The Hesston modification is interesting but you still have to small bale first. I'm more impressed with the Krone Multibale because it seems to be a one-pass solution.


----------



## paulbraeker (Feb 9, 2010)

The Bale Baron is a one pass machine that can be pulled right behind the baler. As far as broken bales that will be due to the baler. The bale size needs to be between 30" to 34" as people who buy small bales will usually buy by the bale not the pound. these bale will range from 35 to 45 pounds in weight.


----------



## Mike120 (May 4, 2009)

paulbraeker said:


> The Bale Baron is a one pass machine..


Sorry, I didn't mean "one pass" what I mean is the Krone does everything in one big baler. You don't need a separate baler and accumulator (or whatever you call a Bale Baron/Bandit).



paulbraeker said:


> The bale size needs to be between 30" to 34" as people who buy small bales will usually buy by the bale not the pound. these bale will range from 35 to 45 pounds in weight.
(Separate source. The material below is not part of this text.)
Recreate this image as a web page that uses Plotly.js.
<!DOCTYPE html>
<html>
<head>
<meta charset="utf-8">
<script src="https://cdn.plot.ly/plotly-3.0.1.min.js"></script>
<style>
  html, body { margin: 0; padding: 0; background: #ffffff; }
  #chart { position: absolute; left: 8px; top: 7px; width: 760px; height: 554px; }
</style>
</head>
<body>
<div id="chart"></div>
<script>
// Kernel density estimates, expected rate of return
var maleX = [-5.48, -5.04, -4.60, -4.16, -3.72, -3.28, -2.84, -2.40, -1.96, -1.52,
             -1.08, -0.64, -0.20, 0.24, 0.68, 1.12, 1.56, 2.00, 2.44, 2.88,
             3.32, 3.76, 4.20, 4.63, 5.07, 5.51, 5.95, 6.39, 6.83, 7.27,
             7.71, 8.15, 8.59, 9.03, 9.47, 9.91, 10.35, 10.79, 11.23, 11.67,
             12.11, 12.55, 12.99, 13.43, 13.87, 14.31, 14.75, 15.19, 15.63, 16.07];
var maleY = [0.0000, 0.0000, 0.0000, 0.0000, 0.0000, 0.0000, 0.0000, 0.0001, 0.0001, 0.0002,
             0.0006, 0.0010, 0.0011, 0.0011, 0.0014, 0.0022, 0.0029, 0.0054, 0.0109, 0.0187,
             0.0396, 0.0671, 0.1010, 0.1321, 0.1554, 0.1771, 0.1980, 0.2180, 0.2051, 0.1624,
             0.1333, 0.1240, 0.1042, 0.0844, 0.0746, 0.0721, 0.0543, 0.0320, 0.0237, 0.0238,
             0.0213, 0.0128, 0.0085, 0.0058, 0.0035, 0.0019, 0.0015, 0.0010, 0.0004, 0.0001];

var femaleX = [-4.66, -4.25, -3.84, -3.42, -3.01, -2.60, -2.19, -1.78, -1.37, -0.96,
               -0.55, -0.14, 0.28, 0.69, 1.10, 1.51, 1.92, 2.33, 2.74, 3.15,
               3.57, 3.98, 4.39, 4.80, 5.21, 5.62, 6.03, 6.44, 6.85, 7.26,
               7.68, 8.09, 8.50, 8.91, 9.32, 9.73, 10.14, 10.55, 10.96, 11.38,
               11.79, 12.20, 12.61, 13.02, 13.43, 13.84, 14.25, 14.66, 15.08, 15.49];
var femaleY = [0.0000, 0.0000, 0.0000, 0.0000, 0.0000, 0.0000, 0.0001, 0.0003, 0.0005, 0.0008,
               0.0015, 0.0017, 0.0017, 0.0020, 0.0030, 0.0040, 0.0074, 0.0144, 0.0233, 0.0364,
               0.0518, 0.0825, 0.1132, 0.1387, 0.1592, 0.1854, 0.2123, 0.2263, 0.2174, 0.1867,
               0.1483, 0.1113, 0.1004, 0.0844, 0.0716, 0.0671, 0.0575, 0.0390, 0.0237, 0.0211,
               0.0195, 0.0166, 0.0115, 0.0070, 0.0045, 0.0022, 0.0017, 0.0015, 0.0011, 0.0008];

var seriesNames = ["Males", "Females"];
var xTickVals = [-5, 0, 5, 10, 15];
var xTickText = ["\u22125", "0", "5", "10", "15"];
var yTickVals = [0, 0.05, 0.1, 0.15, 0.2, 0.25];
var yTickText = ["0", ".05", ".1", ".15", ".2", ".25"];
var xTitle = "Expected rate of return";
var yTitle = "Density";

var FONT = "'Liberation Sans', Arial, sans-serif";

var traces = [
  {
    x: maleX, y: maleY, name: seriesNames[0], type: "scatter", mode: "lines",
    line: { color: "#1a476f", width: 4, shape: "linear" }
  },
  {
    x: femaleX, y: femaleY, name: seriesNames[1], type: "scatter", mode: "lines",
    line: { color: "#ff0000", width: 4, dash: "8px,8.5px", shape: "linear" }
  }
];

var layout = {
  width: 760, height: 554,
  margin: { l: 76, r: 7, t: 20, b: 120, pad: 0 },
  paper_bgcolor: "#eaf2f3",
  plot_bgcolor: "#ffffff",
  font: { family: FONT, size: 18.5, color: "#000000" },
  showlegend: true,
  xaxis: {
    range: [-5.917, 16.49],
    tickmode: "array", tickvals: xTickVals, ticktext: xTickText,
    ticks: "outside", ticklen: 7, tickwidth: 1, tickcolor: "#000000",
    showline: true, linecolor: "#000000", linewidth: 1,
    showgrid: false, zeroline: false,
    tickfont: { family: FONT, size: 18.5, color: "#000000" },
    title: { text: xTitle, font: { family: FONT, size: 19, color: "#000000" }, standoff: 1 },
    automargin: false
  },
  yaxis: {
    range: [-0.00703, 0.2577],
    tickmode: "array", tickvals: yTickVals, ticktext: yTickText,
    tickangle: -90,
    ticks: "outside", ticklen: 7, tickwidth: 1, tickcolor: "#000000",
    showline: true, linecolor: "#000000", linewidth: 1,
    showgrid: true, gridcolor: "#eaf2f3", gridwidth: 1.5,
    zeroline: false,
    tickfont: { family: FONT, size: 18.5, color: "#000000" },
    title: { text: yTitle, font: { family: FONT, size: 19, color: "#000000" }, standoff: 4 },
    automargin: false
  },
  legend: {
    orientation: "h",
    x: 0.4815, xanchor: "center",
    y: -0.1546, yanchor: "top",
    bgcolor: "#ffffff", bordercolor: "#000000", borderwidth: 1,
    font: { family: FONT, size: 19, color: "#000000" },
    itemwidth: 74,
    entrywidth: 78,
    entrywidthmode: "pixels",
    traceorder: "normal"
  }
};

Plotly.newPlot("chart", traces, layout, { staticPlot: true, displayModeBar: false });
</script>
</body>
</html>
The bales I got were a little shorter but weighed around 60#. The knots were fine the strings were broken on the bottom.


----------



## downtownjr (Apr 8, 2008)

Hey Mike, do you know the weight of the sections of the Krone Multibale. I seen one at the Purdue Forage day year before last. I forgot what the weight was of the sections. I also think that may be the future if you can get horse people to buy the bigger bale. Anyway, I was impressed and you can bale quickly.


----------



## Mike120 (May 4, 2009)

downtownjr said:


> Hey Mike, do you know the weight of the sections of the Krone Multibale. I seen one at the Purdue Forage day year before last. I forgot what the weight was of the sections. I also think that may be the future if you can get horse people to buy the bigger bale. Anyway, I was impressed and you can bale quickly.
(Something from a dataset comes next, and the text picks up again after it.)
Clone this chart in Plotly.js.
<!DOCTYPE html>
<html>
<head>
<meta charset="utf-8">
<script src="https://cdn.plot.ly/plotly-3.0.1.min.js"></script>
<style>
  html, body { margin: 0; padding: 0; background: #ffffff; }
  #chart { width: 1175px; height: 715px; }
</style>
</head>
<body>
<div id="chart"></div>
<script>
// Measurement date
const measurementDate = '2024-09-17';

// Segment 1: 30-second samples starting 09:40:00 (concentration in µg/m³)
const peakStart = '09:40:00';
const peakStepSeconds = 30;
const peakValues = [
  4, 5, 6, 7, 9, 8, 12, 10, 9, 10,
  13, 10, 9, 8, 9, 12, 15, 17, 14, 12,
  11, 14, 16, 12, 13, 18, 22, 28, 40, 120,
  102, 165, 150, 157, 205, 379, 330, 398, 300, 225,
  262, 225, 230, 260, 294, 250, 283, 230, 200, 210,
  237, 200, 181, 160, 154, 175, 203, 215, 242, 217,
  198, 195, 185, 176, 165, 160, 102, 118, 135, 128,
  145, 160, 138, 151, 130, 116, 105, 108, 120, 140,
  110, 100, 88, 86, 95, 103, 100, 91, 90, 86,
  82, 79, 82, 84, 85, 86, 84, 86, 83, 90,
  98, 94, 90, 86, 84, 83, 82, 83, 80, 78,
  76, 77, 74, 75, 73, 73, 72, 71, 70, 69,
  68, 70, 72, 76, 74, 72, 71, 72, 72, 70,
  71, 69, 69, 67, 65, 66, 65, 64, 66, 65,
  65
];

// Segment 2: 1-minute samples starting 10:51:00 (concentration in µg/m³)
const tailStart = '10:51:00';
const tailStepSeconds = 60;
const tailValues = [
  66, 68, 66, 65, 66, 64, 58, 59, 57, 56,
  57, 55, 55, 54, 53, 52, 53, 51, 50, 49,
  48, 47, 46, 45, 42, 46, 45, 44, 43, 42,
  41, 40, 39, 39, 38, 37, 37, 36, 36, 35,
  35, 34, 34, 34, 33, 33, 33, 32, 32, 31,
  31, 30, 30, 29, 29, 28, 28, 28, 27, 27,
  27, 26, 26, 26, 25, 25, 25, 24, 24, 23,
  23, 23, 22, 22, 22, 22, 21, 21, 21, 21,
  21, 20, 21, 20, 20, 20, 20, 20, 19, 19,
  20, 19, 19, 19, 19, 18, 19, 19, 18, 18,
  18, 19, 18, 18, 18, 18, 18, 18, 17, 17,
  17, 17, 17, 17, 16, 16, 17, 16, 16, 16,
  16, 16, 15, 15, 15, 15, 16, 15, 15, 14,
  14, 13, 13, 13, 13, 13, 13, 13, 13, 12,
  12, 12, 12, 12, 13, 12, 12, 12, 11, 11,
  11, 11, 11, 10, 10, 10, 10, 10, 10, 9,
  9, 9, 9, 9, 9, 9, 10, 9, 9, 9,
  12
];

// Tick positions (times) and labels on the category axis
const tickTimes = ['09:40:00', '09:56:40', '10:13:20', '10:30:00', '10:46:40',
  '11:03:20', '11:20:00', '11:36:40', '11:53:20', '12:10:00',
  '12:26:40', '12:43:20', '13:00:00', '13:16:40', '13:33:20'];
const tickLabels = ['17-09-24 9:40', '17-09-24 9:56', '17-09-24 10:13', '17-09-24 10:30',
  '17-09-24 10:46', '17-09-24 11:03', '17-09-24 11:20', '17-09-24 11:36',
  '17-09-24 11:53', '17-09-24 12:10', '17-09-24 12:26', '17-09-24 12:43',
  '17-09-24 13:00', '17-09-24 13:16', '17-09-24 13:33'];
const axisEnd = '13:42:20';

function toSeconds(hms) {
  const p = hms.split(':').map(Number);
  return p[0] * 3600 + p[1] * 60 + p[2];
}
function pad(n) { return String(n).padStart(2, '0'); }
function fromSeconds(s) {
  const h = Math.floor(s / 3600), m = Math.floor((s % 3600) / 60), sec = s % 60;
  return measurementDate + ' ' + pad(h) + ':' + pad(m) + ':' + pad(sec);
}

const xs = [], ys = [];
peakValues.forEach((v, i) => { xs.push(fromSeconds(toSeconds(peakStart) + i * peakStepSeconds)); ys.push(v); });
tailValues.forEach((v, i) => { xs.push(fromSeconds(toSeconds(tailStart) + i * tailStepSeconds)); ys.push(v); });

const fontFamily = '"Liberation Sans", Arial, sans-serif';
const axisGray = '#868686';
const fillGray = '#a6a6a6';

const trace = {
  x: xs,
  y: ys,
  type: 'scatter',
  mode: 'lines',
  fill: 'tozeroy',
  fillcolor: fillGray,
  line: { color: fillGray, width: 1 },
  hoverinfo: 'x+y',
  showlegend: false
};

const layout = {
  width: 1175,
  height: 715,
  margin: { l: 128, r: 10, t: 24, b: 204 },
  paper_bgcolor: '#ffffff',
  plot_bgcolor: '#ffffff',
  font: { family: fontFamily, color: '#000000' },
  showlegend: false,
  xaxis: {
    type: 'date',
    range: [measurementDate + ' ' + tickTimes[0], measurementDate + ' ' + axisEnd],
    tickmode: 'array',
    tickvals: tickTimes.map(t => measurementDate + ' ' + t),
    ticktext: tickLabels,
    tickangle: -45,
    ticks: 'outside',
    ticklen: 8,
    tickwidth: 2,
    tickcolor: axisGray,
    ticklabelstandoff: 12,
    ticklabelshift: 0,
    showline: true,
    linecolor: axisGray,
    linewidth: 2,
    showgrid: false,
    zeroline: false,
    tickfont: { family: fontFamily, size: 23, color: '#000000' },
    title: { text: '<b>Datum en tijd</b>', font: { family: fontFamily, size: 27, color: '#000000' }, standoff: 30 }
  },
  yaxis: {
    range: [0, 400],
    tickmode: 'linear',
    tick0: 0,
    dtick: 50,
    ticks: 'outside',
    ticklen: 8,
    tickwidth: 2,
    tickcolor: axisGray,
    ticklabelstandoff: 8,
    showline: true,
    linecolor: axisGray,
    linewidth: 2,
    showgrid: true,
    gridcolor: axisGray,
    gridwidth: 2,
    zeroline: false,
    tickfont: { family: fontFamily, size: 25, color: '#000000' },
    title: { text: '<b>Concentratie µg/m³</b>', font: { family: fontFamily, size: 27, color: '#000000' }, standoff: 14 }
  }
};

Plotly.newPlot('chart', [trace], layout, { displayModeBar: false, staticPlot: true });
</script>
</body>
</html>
Sorry, but no. It's not in the brochure. It makes up to 9 bales (tied flakes) in one big bale. I assume you could vary the weight of each by playing with the length of the overall bale. I'd take them in a minute. We feed 6-12 small bales a day. I'd have some initial handling problems with them but nothing that is not easily overcome. Then I could be like the rich folks and buy Timothy from you guys up north.


----------



## mlappin (Jun 25, 2009)

I wanna say they weigh about a hundred pounds each. I seen a promo video from Krone and I recall people using handcarts to handle the sections.


----------



## Mike120 (May 4, 2009)

mlappin said:


> I wanna say they weigh about a hundred pounds each. I seen a promo video from Krone and I recall people using handcarts to handle the sections.


You're probably right. I initally figured about 120# but because you can vary the length of the small bales from 18" to 53" I'm not really sure how on earth to calculate it. The brochure has three different ranges on bale length so I'm not exactly sure on the references.


----------



## Rodney R (Jun 11, 2008)

I was going to say 140#, but I have no idea. I had thought that they only did 6 or 8, but 9 is even better. Problem around here is there is no way to get them into any kind of storage area. I had looked at the brochure, I think it's a neat idea. I'd like to see something that can make small bales faster, and make some sort of 'package' like the Baron to be able to move/haul/unload them easily, yet still retain the small bale package.

Rodney


----------



## HALLSHAY (Nov 30, 2008)

As I recall, the needle carriage has some sort of interlock and only 2 of the 6 needles cycle to create the "small bale". The small bale is probably 4 or 5 flakes that are 30"+ tall, x 48" wide with 2 strings on it weighing 100+ pounds. In my opinion, this is not a user friendly package. If fine stem hay is baled like Sally Jane Pony wants, good luck keeping that loose 2 stringed, cross flake tied, so called "small bale" together.



> I'd like to see something that can make small bales faster, and make some sort of 'package' like the Baron to be able to move/haul/unload them easily, yet still retain the small bale package.


Hay Press and Unitizer Rodney. Just get out your check book and it can happen. LOL


----------



## Mike120 (May 4, 2009)

HALLSHAY said:


> In my opinion, this is not a user friendly package. If fine stem hay is baled like Sally Jane Pony wants, good luck keeping that loose 2 stringed, cross flake tied, so called "small bale" together.


I agree. Around here the typical horse owners that I deal with are female, feed a few flakes at a time, and only buy a few bales at a time because they rarely have sufficent storage. The cowboy types feed round bales. I could feed the bigger Krone bales because the barn hay is loaded into "feed bags" in the hay sheds and the paddock horses have it carried out to them and distributed. Rounds just make a mess for us, and large squares are too difficult to handle and break apart. The 100# bales would be a convenience for us, but I can't justify the equipment needed to make them.


----------